Financial disclosure compels parties to provide information on their assets.
When you have separated you will often need to reach an agreement as to who gets what.
Under the Family Law Act 1975, it is the obligation of each party to provide “full and frank disclosure” of all of their assets, liabilities, superannuation interests and financial resources.
The disclosure of information required extends to paper documents (e.g. bank statements and tax returns), information stored on a computer device or any information which the other party may not know about. Disclosure must be made in relation to the parties current direct and indirect financial matters. This means that information relating to earnings, interest, property and income must also be disclosed. Any property that has been disposed of by way of sale, transfer or gift immediately prior to separation or after separation must also be disclosed, so as not to deplete any claim.

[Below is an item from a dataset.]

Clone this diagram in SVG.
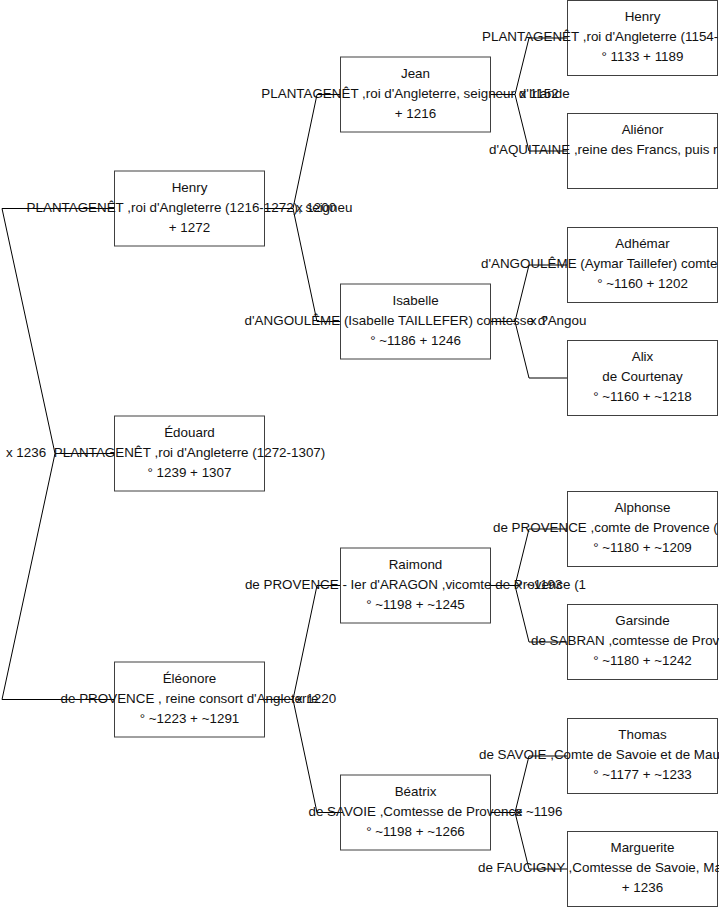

In the event of non-disclosure, it is possible to conduct Property Searches and Company Searches to determine ownership or involvement.
Alternatively, if your spouse has not complied with the disclosure obligations, once court proceedings have been initiated, a subpoena for the production of documents (e.g. to a bank), a subpoena to give evidence (e.g. from an accountant with knowledge of the relevant party’s financial circumstances) or both can be granted by the court.
If you enter into a Binding Financial Agreement and there has not been full and frank disclosure it will likely cause the agreement to be set aside.